> THE EXERCISE: Please set down all the lines beneath this one exactly, without the pictures.

> COLLECTED DATA:
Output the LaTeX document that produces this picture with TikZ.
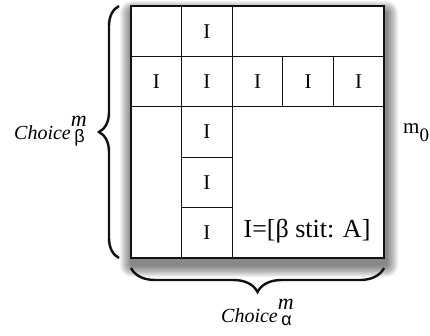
\documentclass[tikz,border=0pt]{standalone}
\usepackage{fontspec}
\setmainfont{Liberation Serif}
\setsansfont{Liberation Sans}
\usetikzlibrary{positioning,calc,decorations.pathreplacing}
\definecolor{ink}{HTML}{111111}
\tikzset{board/.style={draw=ink,line width=1.7pt,fill=white,inner sep=0pt,outer sep=0pt,minimum width=253pt,minimum height=252pt},haze/.style={fill=black,opacity=.05,rounded corners=#1},rule/.style={draw=ink,line width=1.2pt},cell/.style={font=\fontsize{21}{24}\selectfont,inner sep=0pt},brace/.style={decorate,decoration={brace,amplitude=#1},line width=2.4pt,draw=ink},tag/.style={font=\fontsize{20}{24}\selectfont,inner sep=0pt,anchor=base west}}
\newcommand{\choiceof}[1]{\textit{Choice}\rlap{\raisebox{12.5pt}{\fontsize{22}{22}\selectfont\itshape m}}\hspace{3.5pt}\raisebox{-3pt}{\fontsize{18}{18}\selectfont\sffamily #1}\hspace{6pt}}

\begin{document}
\begin{tikzpicture}[x=1pt,y=1pt]
\useasboundingbox (0,0) rectangle (430,335);
% soft shadow under the board
\foreach \r in {1,...,12}
  \fill[haze=\r pt] (132-\r,70-\r) rectangle (386+\r,322+\r);
\node[board,anchor=south west] (board) at (131,77) {};
% inner lines of the grid
\draw[rule] (181.6,329) -- (181.6,77) (232.2,329) -- (232.2,77);
\draw[rule] (282.8,278.6) -- (282.8,228.2) (333.4,278.6) -- (333.4,228.2);
\draw[rule] (131,278.6) -- (384,278.6) (131,228.2) -- (384,228.2);
\draw[rule] (181.6,177.8) -- (232.2,177.8) (181.6,127.4) -- (232.2,127.4);
% the I cells
\node[cell] (top) at (206.9,303.8) {I};
\foreach \x [count=\i] in {156.3,206.9,257.5,308.1,358.7} \node[cell] (row\i) at (\x,253.4) {I};
\foreach \y [count=\i] in {203,152.6,102.2} \node[cell] (col\i) at (206.9,\y) {I};
\node[font=\fontsize{26}{30}\selectfont,anchor=base,inner sep=0pt] (stit) at (307,98) {I=[β stit: A]};
% braces and their labels
\draw[brace=20pt] ([xshift=-12pt]board.south west) -- ([xshift=-12pt]board.north west);
\draw[brace=24pt] ([yshift=-10pt]board.south east) -- ([yshift=-10pt]board.south west);
\node[tag] (choiceb) at (14,196) {\choiceof{β}};
\node[tag] (choicea) at (221,13) {\choiceof{α}};
\node[tag,font=\fontsize{21}{24}\selectfont] (mzero) at (403,201.7) {m\raisebox{-8.4pt}{\fontsize{19}{19}\selectfont 0}};
\end{tikzpicture}
\end{document}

> FINAL RESULT:
Output the LaTeX document that produces this picture with TikZ.
\documentclass[tikz,border=0pt]{standalone}
\usepackage{fontspec}
\setmainfont{Liberation Serif}
\setsansfont{Liberation Sans}
\usetikzlibrary{positioning,calc,decorations.pathreplacing}
\definecolor{ink}{HTML}{111111}
\tikzset{board/.style={draw=ink,line width=1.7pt,fill=white,inner sep=0pt,outer sep=0pt,minimum width=253pt,minimum height=252pt},haze/.style={fill=black,opacity=.05,rounded corners=#1},rule/.style={draw=ink,line width=1.2pt},cell/.style={font=\fontsize{21}{24}\selectfont,inner sep=0pt},brace/.style={decorate,decoration={brace,amplitude=#1},line width=2.4pt,draw=ink},tag/.style={font=\fontsize{20}{24}\selectfont,inner sep=0pt,anchor=base west}}
\newcommand{\choiceof}[1]{\textit{Choice}\rlap{\raisebox{12.5pt}{\fontsize{22}{22}\selectfont\itshape m}}\hspace{3.5pt}\raisebox{-3pt}{\fontsize{18}{18}\selectfont\sffamily #1}\hspace{6pt}}

\begin{document}
\begin{tikzpicture}[x=1pt,y=1pt]
\useasboundingbox (0,0) rectangle (430,335);
% soft shadow under the board
\foreach \r in {1,...,12}
  \fill[haze=\r pt] (132-\r,70-\r) rectangle (386+\r,322+\r);
\node[board,anchor=south west] (board) at (131,77) {};
% inner lines of the grid
\draw[rule] (181.6,329) -- (181.6,77) (232.2,329) -- (232.2,77);
\draw[rule] (282.8,278.6) -- (282.8,228.2) (333.4,278.6) -- (333.4,228.2);
\draw[rule] (131,278.6) -- (384,278.6) (131,228.2) -- (384,228.2);
\draw[rule] (181.6,177.8) -- (232.2,177.8) (181.6,127.4) -- (232.2,127.4);
% the I cells
\node[cell] (top) at (206.9,303.8) {I};
\foreach \x [count=\i] in {156.3,206.9,257.5,308.1,358.7} \node[cell] (row\i) at (\x,253.4) {I};
\foreach \y [count=\i] in {203,152.6,102.2} \node[cell] (col\i) at (206.9,\y) {I};
\node[font=\fontsize{26}{30}\selectfont,anchor=base,inner sep=0pt] (stit) at (307,98) {I=[β stit: A]};
% braces and their labels
\draw[brace=20pt] ([xshift=-12pt]board.south west) -- ([xshift=-12pt]board.north west);
\draw[brace=24pt] ([yshift=-10pt]board.south east) -- ([yshift=-10pt]board.south west);
\node[tag] (choiceb) at (14,196) {\choiceof{β}};
\node[tag] (choicea) at (221,13) {\choiceof{α}};
\node[tag,font=\fontsize{21}{24}\selectfont] (mzero) at (403,201.7) {m\raisebox{-8.4pt}{\fontsize{19}{19}\selectfont 0}};
\end{tikzpicture}
\end{document}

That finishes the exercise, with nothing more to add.